Why RRF Outperforms Score Fusion: - No normalization needed: RRF works with rankings, not raw scores - Robust to outliers: Extreme scores don't dominate the fusion - Mathematically principled: Based on probability theory for rank aggregation

IMPLEMENTER PATH: Advanced Query Enhancement

For enterprise applications, implement query enhancement that improves hybrid search effectiveness:

class QueryEnhancementEngine:
    """Advanced query enhancement for improved hybrid search."""

    def __init__(self, llm_model):
        self.llm_model = llm_model
        self.enhancement_strategies = [
            'synonym_expansion',
            'question_decomposition', 
            'hypothetical_document_generation'
        ]

    async def enhance_query(self, query: str, strategy: str = "comprehensive") -> Dict:
        """Generate enhanced queries for comprehensive search."""
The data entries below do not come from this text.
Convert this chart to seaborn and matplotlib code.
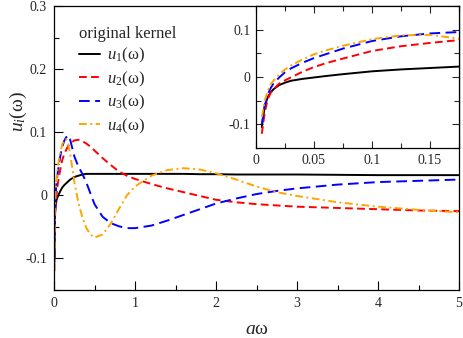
import matplotlib
matplotlib.use("Agg")
import matplotlib.pyplot as plt
import matplotlib.ticker as mticker
import seaborn as sns
import pandas as pd

# ---- data ----
a_omega = [0.005, 0.0075, 0.01, 0.0125, 0.015, 0.02, 0.025, 0.03, 0.04, 0.05,
           0.06, 0.075, 0.1, 0.125, 0.15, 0.175, 0.2, 0.25, 0.3, 0.35,
           0.4, 0.45, 0.5, 0.6, 0.7, 0.8, 0.9, 1.0, 1.2, 1.4,
           1.6, 1.8, 2.0, 2.25, 2.5, 2.75, 3.0, 3.5, 4.0, 4.5, 5.0]

u1 = [-0.106, -0.062, -0.043, -0.033, -0.026, -0.017, -0.012, -0.008, -0.004, -0.001,
      0.002, 0.006, 0.012, 0.016, 0.019, 0.022, 0.025, 0.029, 0.031, 0.033,
      0.034, 0.034, 0.034, 0.034, 0.034, 0.034, 0.034, 0.034, 0.034, 0.034,
      0.034, 0.0335, 0.0335, 0.033, 0.033, 0.033, 0.033, 0.0325, 0.032, 0.032, 0.032]

u2 = [-0.120, -0.075, -0.048, -0.034, -0.026, -0.014, -0.007, -0.001, 0.011, 0.021,
      0.029, 0.039, 0.055, 0.065, 0.072, 0.078, 0.082, 0.087, 0.088, 0.086,
      0.082, 0.077, 0.071, 0.059, 0.048, 0.038, 0.031, 0.026, 0.018, 0.011,
      0.005, -0.001, -0.007, -0.011, -0.014, -0.016, -0.018, -0.020, -0.022, -0.024, -0.025]

u3 = [-0.100, -0.062, -0.038, -0.024, -0.014, -0.001, 0.010, 0.018, 0.030, 0.040,
      0.048, 0.060, 0.076, 0.086, 0.092, 0.095, 0.088, 0.062, 0.046, 0.034,
      0.020, 0.003, -0.014, -0.034, -0.044, -0.049, -0.052, -0.052, -0.048, -0.040,
      -0.031, -0.022, -0.013, -0.005, 0.002, 0.007, 0.011, 0.017, 0.021, 0.023, 0.025]

u4 = [-0.085, -0.050, -0.030, -0.016, -0.008, 0.005, 0.016, 0.024, 0.037, 0.048,
      0.056, 0.066, 0.080, 0.088, 0.089, 0.081, 0.066, 0.022, -0.011, -0.035,
      -0.052, -0.062, -0.067, -0.062, -0.045, -0.022, 0.000, 0.014, 0.031, 0.040,
      0.043, 0.041, 0.035, 0.025, 0.014, 0.005, -0.001, -0.011, -0.018, -0.023, -0.027]

series_names = ["$u_\\mathit{1}$(ω)", "$u_\\mathit{2}$(ω)", "$u_\\mathit{3}$(ω)", "$u_\\mathit{4}$(ω)"]
series_values = [u1, u2, u3, u4]
colors = ["#000000", "#ff0000", "#0000ff", "#ffa500"]
dash_styles = [None, (4.0, 2.2), (5.5, 2.8), (4.0, 1.8, 1.0, 1.8)]

main_xticks = [0, 1, 2, 3, 4, 5]
main_yticks = [-0.1, 0, 0.1, 0.2, 0.3]
inset_xticks = [0, 0.05, 0.1, 0.15]
inset_yticks = [-0.1, 0, 0.1]

# ---- style ----
sns.set_theme(style="ticks")
plt.rcParams["font.family"] = ["Liberation Serif", "DejaVu Serif"]
plt.rcParams["mathtext.fontset"] = "custom"
plt.rcParams["mathtext.rm"] = "Liberation Serif"
plt.rcParams["mathtext.it"] = "Liberation Serif:italic"
plt.rcParams["axes.unicode_minus"] = False

fig = plt.figure(figsize=(4.64, 3.38), dpi=100)
W, H = 464, 338
ax = fig.add_axes([54 / W, 1 - 290 / H, (459 - 54) / W, (290 - 6) / H])
axin = fig.add_axes([256 / W, 1 - 148 / H, (459 - 256) / W, (148 - 6) / H])

df = pd.DataFrame({"x": a_omega})
for name, vals in zip(series_names, series_values):
    df[name] = vals

for target in (ax, axin):
    for name, c, d in zip(series_names, colors, dash_styles):
        sns.lineplot(data=df, x="x", y=name, ax=target, color=c, linewidth=1.4,
                     sort=False, estimator=None, legend=False)
        line = target.lines[-1]
        if d is not None:
            line.set_dashes(d)

def fmt(v, pos):
    return "%g" % v

# main axes
ax.set_xlim(0, 5)
ax.set_ylim(-0.15, 0.3)
ax.set_xticks(main_xticks)
ax.set_yticks(main_yticks)
ax.xaxis.set_minor_locator(mticker.MultipleLocator(0.5))
ax.yaxis.set_minor_locator(mticker.MultipleLocator(0.05))
ax.xaxis.set_major_formatter(mticker.FuncFormatter(fmt))
ax.yaxis.set_major_formatter(mticker.FuncFormatter(fmt))
ax.tick_params(which="both", direction="in", labelsize=10, width=0.8, color="black",
               pad=5)
ax.tick_params(which="major", length=6.5)
ax.tick_params(which="minor", length=3.5)
ax.set_xlabel("$a$ω", fontsize=14, labelpad=8)
ax.set_ylabel("$u_i$(ω)", fontsize=14)
ax.yaxis.set_label_coords(-0.062, 0.63)
for s in ax.spines.values():
    s.set_linewidth(0.9)
    s.set_color("black")

# inset
axin.set_xlim(0, 0.175)
axin.set_ylim(-0.15, 0.15)
axin.set_xticks(inset_xticks)
axin.set_yticks(inset_yticks)
axin.xaxis.set_minor_locator(mticker.MultipleLocator(0.025))
axin.yaxis.set_minor_locator(mticker.MultipleLocator(0.05))
axin.xaxis.set_major_formatter(mticker.FuncFormatter(fmt))
axin.yaxis.set_major_formatter(mticker.FuncFormatter(fmt))
axin.tick_params(which="both", direction="in", labelsize=10, width=0.8,
                 top=True, right=True, pad=4)
axin.tick_params(which="major", length=5)
axin.tick_params(which="minor", length=3.5)
axin.set_xlabel("")
axin.set_ylabel("")
axin.set_facecolor("white")
for s in axin.spines.values():
    s.set_linewidth(0.9)
    s.set_color("black")

handles = ax.lines[:4]
leg = ax.legend(handles, series_names, title="original kernel", loc="upper left",
                bbox_to_anchor=(79 / W, 1 - 26 / H), bbox_transform=fig.transFigure,
                frameon=False, fontsize=12, title_fontsize=12, borderpad=0,
                borderaxespad=0, handlelength=1.25, handletextpad=0.45,
                labelspacing=0.25, alignment="left")

fig.savefig("out.png", dpi=100)
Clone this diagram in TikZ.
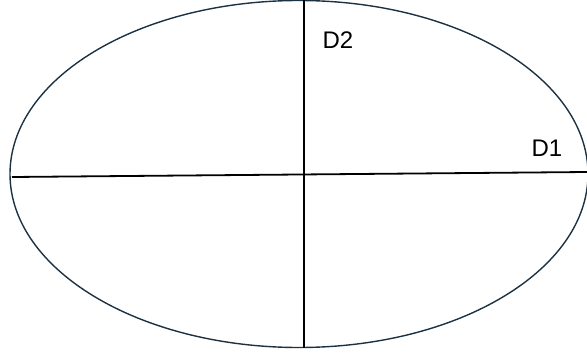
\documentclass[tikz,border=0pt]{standalone}
\usepackage{fontspec}
\setmainfont{Liberation Sans}
\usepackage{tikz}
\usetikzlibrary{positioning, calc}
\usepackage{xcolor}
\definecolor{rim}{RGB}{28,50,66}

\begin{document}
\begin{tikzpicture}[x=1pt, y=-1pt]
  \useasboundingbox (0,0) rectangle (587,356);
  % Outline
  \draw[rim, line width=1.4pt] (299,174) ellipse [x radius=289, y radius=173.5];
  % Axis ends
  \coordinate (west) at (12,177);
  \coordinate (east) at (587,172);
  \coordinate (north) at (304,0);
  \coordinate (south) at (304,348);
  \draw[line width=1.8pt] (west) -- (east);
  \draw[line width=1.8pt] (north) -- (south);
  % Labels
  \node[font=\fontsize{24}{28}\selectfont] (d1) at (547,148) {D1};
  \node[font=\fontsize{24}{28}\selectfont] (d2) at (338,40) {D2};
\end{tikzpicture}
\end{document}
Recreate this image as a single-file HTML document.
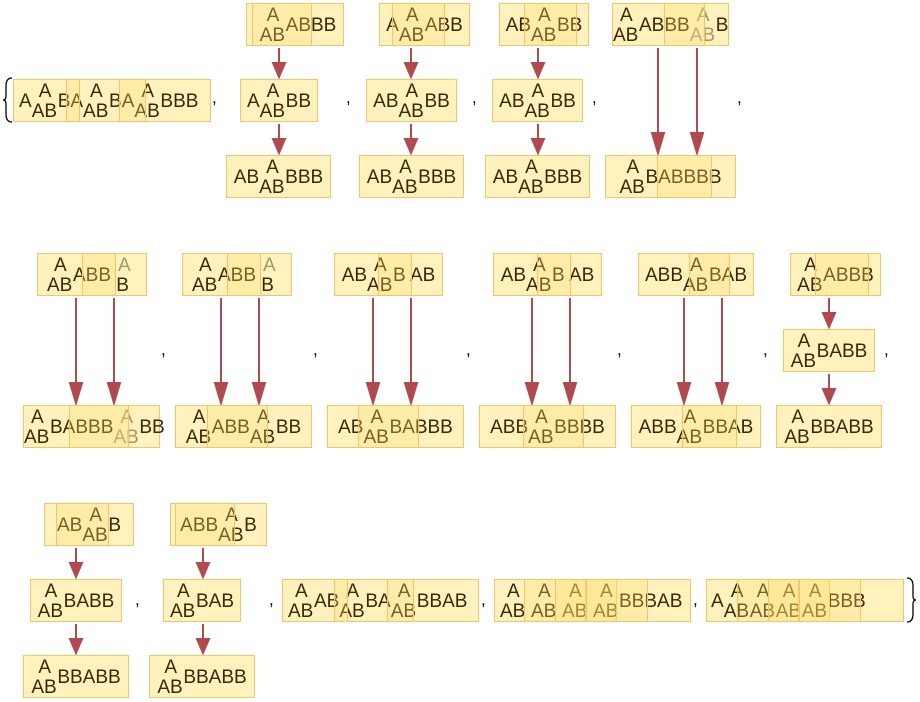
<!DOCTYPE html>
<html><head><meta charset="utf-8"><style>
body{margin:0;width:920px;height:702px;background:#fff;position:relative;overflow:hidden;font-family:"Liberation Sans",sans-serif;}
.b{position:absolute;height:43px;background:rgba(255,238,165,0.75);border:1.5px solid #f5c468;box-sizing:border-box;line-height:44px;text-align:center;white-space:nowrap;font-size:19px;color:#3d2606;}
.o{position:absolute;height:43px;background:rgba(255,226,120,0.3);border:1.5px solid #f5c468;box-sizing:border-box;}
.k{display:inline-block;position:relative;width:26px;height:40px;vertical-align:top;}
.k i{position:absolute;font-style:normal;left:7px;top:2px;line-height:19px;}
.k u{position:absolute;text-decoration:none;left:0;top:22px;line-height:19px;}
.g .k{margin-right:5px;}
.c{position:absolute;font-size:17px;color:#000;}
svg{position:absolute;left:0;top:0;}
</style></head><body>
<svg width="920" height="702">
<g stroke="#b04a4e" stroke-width="2" fill="#b04a4e">
<line x1="279" y1="48" x2="279" y2="66"/><polygon points="273,63 285,63 279,77"/>
<line x1="279" y1="124" x2="279" y2="142"/><polygon points="273,139 285,139 279,153"/>
<line x1="411" y1="48" x2="411" y2="66"/><polygon points="405,63 417,63 411,77"/>
<line x1="411" y1="124" x2="411" y2="142"/><polygon points="405,139 417,139 411,153"/>
<line x1="538" y1="48" x2="538" y2="66"/><polygon points="532,63 544,63 538,77"/>
<line x1="538" y1="124" x2="538" y2="142"/><polygon points="532,139 544,139 538,153"/>
<line x1="658" y1="48" x2="658" y2="138"/><polygon points="652,133 664,133 658,153"/>
<line x1="697" y1="48" x2="697" y2="138"/><polygon points="691,133 703,133 697,153"/>
<line x1="76" y1="298" x2="76" y2="388"/><polygon points="70,383 82,383 76,403"/>
<line x1="114" y1="298" x2="114" y2="388"/><polygon points="108,383 120,383 114,403"/>
<line x1="221" y1="298" x2="221" y2="388"/><polygon points="215,383 227,383 221,403"/>
<line x1="259" y1="298" x2="259" y2="388"/><polygon points="253,383 265,383 259,403"/>
<line x1="373" y1="298" x2="373" y2="388"/><polygon points="367,383 379,383 373,403"/>
<line x1="411" y1="298" x2="411" y2="388"/><polygon points="405,383 417,383 411,403"/>
<line x1="532" y1="298" x2="532" y2="388"/><polygon points="526,383 538,383 532,403"/>
<line x1="570" y1="298" x2="570" y2="388"/><polygon points="564,383 576,383 570,403"/>
<line x1="684" y1="298" x2="684" y2="388"/><polygon points="678,383 690,383 684,403"/>
<line x1="722" y1="298" x2="722" y2="388"/><polygon points="716,383 728,383 722,403"/>
<line x1="829" y1="298" x2="829" y2="316"/><polygon points="823,313 835,313 829,327"/>
<line x1="829" y1="374" x2="829" y2="392"/><polygon points="823,389 835,389 829,403"/>
<line x1="76" y1="548" x2="76" y2="566"/><polygon points="70,563 82,563 76,577"/>
<line x1="76" y1="624" x2="76" y2="642"/><polygon points="70,639 82,639 76,653"/>
<line x1="203" y1="548" x2="203" y2="566"/><polygon points="197,563 209,563 203,577"/>
<line x1="203" y1="624" x2="203" y2="642"/><polygon points="197,639 209,639 203,653"/>
</g>
<g stroke="#000" stroke-width="1.3" fill="none">
<path d="M12,78 Q6,78 6,86 L6,96 Q6,100 3,100 Q6,100 6,104 L6,114 Q6,122 12,122"/>
<path d="M907,578 Q913,578 913,586 L913,596 Q913,600 916,600 Q913,600 913,604 L913,614 Q913,622 907,622"/>
</g>
</svg>

<div class="b" style="left:246px;top:3px;width:98px;padding-left:6px"><span class="k"><i>A</i><u>AB</u></span>ABBB</div>
<div class="o" style="left:252px;top:3px;width:60px"></div>
<div class="b" style="left:240px;top:79px;width:78px">A<span class="k"><i>A</i><u>AB</u></span>BB</div>
<div class="b" style="left:226px;top:155px;width:105px">AB<span class="k"><i>A</i><u>AB</u></span>BBB</div>

<div class="b" style="left:379px;top:3px;width:91px">A<span class="k"><i>A</i><u>AB</u></span>ABB</div>
<div class="o" style="left:392px;top:3px;width:53px"></div>
<div class="b" style="left:366px;top:79px;width:91px">AB<span class="k"><i>A</i><u>AB</u></span>BB</div>
<div class="b" style="left:359px;top:155px;width:105px">AB<span class="k"><i>A</i><u>AB</u></span>BBB</div>

<div class="b" style="left:499px;top:3px;width:90px">AB<span class="k"><i>A</i><u>AB</u></span>BB</div>
<div class="o" style="left:524px;top:3px;width:53px"></div>
<div class="b" style="left:492px;top:79px;width:91px">AB<span class="k"><i>A</i><u>AB</u></span>BB</div>
<div class="b" style="left:485px;top:155px;width:105px">AB<span class="k"><i>A</i><u>AB</u></span>BBB</div>

<div class="b" style="left:612px;top:3px;width:117px"><span class="k"><i>A</i><u>AB</u></span>ABBB<span class="k" style="opacity:.45"><i>A</i><u>AB</u></span>B</div>
<div class="o" style="left:664px;top:3px;width:41px"></div>
<div class="b" style="left:605px;top:155px;width:131px"><span class="k"><i>A</i><u>AB</u></span>BABBBB</div>
<div class="o" style="left:657px;top:155px;width:55px"></div>

<div class="b" style="left:13px;top:79px;width:198px;text-align:left;padding-left:5px">A<span class="k"><i>A</i><u>AB</u></span>BA<span class="k"><i>A</i><u>AB</u></span>BA<span class="k"><i>A</i><u>AB</u></span>BBB</div>
<div class="o" style="left:66px;top:79px;width:14px"></div>
<div class="o" style="left:119px;top:79px;width:27px"></div>
<div class="c" style="left:212px;top:88px">,</div>
<div class="c" style="left:346px;top:88px">,</div>
<div class="c" style="left:472px;top:88px">,</div>
<div class="c" style="left:592px;top:88px">,</div>
<div class="c" style="left:737px;top:88px">,</div>

<div class="b" style="left:37px;top:253px;width:110px"><span class="k"><i>A</i><u>AB</u></span>ABB<span class="k"><i style="opacity:.45">A</i><u>&nbsp;B</u></span></div>
<div class="o" style="left:82px;top:253px;width:34px"></div>
<div class="b" style="left:23px;top:405px;width:137px"><span class="k"><i>A</i><u>AB</u></span>BABBB<span class="k" style="opacity:.45"><i>A</i><u>AB</u></span>BB</div>
<div class="o" style="left:69px;top:405px;width:60px"></div>

<div class="b" style="left:182px;top:253px;width:110px"><span class="k"><i>A</i><u>AB</u></span>ABB<span class="k"><i style="opacity:.45">A</i><u>&nbsp;B</u></span></div>
<div class="o" style="left:227px;top:253px;width:34px"></div>
<div class="b" style="left:175px;top:405px;width:137px"><span class="k"><i>A</i><u>AB</u></span>ABB<span class="k"><i>A</i><u>AB</u></span>BB</div>
<div class="o" style="left:207px;top:405px;width:61px"></div>

<div class="b" style="left:334px;top:253px;width:109px">AB<span class="k"><i>A</i><u>AB</u></span>B AB</div>
<div class="o" style="left:378px;top:253px;width:34px"></div>
<div class="b" style="left:327px;top:405px;width:137px">AB<span class="k"><i>A</i><u>AB</u></span>BABBB</div>
<div class="o" style="left:358px;top:405px;width:61px"></div>

<div class="b" style="left:493px;top:253px;width:109px">AB<span class="k"><i>A</i><u>AB</u></span>B AB</div>
<div class="o" style="left:537px;top:253px;width:34px"></div>
<div class="b" style="left:479px;top:405px;width:137px">ABB<span class="k"><i>A</i><u>AB</u></span>BBBB</div>
<div class="o" style="left:523px;top:405px;width:61px"></div>

<div class="b" style="left:638px;top:253px;width:116px">ABB<span class="k"><i>A</i><u>AB</u></span>BAB</div>
<div class="o" style="left:689px;top:253px;width:41px"></div>
<div class="b" style="left:631px;top:405px;width:130px">ABB<span class="k"><i>A</i><u>AB</u></span>BBAB</div>
<div class="o" style="left:682px;top:405px;width:55px"></div>

<div class="b" style="left:790px;top:253px;width:91px"><span class="k"><i>A</i><u>AB</u></span>ABBB</div>
<div class="o" style="left:815px;top:253px;width:54px"></div>
<div class="b" style="left:783px;top:329px;width:92px"><span class="k"><i>A</i><u>AB</u></span>BABB</div>
<div class="b" style="left:776px;top:405px;width:106px"><span class="k"><i>A</i><u>AB</u></span>BBABB</div>

<div class="c" style="left:161px;top:340px">,</div>
<div class="c" style="left:313px;top:340px">,</div>
<div class="c" style="left:466px;top:340px">,</div>
<div class="c" style="left:617px;top:340px">,</div>
<div class="c" style="left:763px;top:340px">,</div>
<div class="c" style="left:884px;top:340px">,</div>

<div class="b" style="left:44px;top:503px;width:90px">AB<span class="k"><i>A</i><u>AB</u></span>B</div>
<div class="o" style="left:56px;top:503px;width:53px"></div>
<div class="b" style="left:30px;top:579px;width:92px"><span class="k"><i>A</i><u>AB</u></span>BABB</div>
<div class="b" style="left:23px;top:655px;width:106px"><span class="k"><i>A</i><u>AB</u></span>BBABB</div>

<div class="b" style="left:170px;top:503px;width:97px">ABB<span class="k"><i>A</i><u>AB</u></span>B</div>
<div class="o" style="left:175px;top:503px;width:60px"></div>
<div class="b" style="left:163px;top:579px;width:78px"><span class="k"><i>A</i><u>AB</u></span>BAB</div>
<div class="b" style="left:149px;top:655px;width:106px"><span class="k"><i>A</i><u>AB</u></span>BBABB</div>

<div class="b" style="left:282px;top:579px;width:197px;text-align:left;padding-left:5px"><span class="k"><i>A</i><u>AB</u></span>AB<span class="k"><i>A</i><u>AB</u></span>BA<span class="k"><i>A</i><u>AB</u></span>BBAB</div>
<div class="o" style="left:334px;top:579px;width:14px"></div>
<div class="o" style="left:387px;top:579px;width:27px"></div>

<div class="b g" style="left:494px;top:579px;width:197px;text-align:left;padding-left:5px"><span class="k"><i>A</i><u>AB</u></span><span class="k"><i>A</i><u>AB</u></span><span class="k"><i>A</i><u>AB</u></span><span class="k" style="margin-right:0"><i>A</i><u>AB</u></span>BBBAB</div>
<div class="o" style="left:524px;top:579px;width:62px"></div>
<div class="o" style="left:555px;top:579px;width:62px"></div>
<div class="o" style="left:586px;top:579px;width:62px"></div>

<div class="b" style="left:706px;top:579px;width:198px;text-align:left;padding-left:4px">A<span class="k"><i>A</i><u>AB</u></span><span class="k"><i>A</i><u>AB</u></span><span class="k"><i>A</i><u>AB</u></span><span class="k"><i>A</i><u>AB</u></span>BBB</div>
<div class="o" style="left:737px;top:579px;width:62px"></div>
<div class="o" style="left:768px;top:579px;width:62px"></div>
<div class="o" style="left:799px;top:579px;width:62px"></div>

<div class="c" style="left:135px;top:590px">,</div>
<div class="c" style="left:269px;top:590px">,</div>
<div class="c" style="left:481px;top:590px">,</div>
<div class="c" style="left:693px;top:590px">,</div>
</body></html>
        enhanced_queries = {
            'original': query,
            'variants': []
        }

        if strategy in ["comprehensive", "synonym_expansion"]:
            expanded = await self._expand_with_synonyms(query)
            enhanced_queries['variants'].append({
                'type': 'synonym_expanded',
                'query': expanded,
                'weight': 0.8
            })

        if strategy in ["comprehensive", "question_decomposition"]:
            sub_queries = await self._decompose_question(query)
            for i, sub_q in enumerate(sub_queries):
                enhanced_queries['variants'].append({
                    'type': 'sub_query',
                    'query': sub_q,
                    'weight': 0.6,
                    'index': i
                })

        if strategy in ["comprehensive", "hypothetical_document"]:
            hyde_doc = await self._generate_hypothetical_document(query)
            enhanced_queries['variants'].append({
                'type': 'hypothetical_document',
                'query': hyde_doc,
                'weight': 0.9
            })

        return enhanced_queries

    async def _expand_with_synonyms(self, query: str) -> str:
        """Expand query with relevant synonyms."""
        expansion_prompt = f"""
        Expand this search query by adding relevant synonyms and related terms.
        Keep the expansion focused and avoid redundancy.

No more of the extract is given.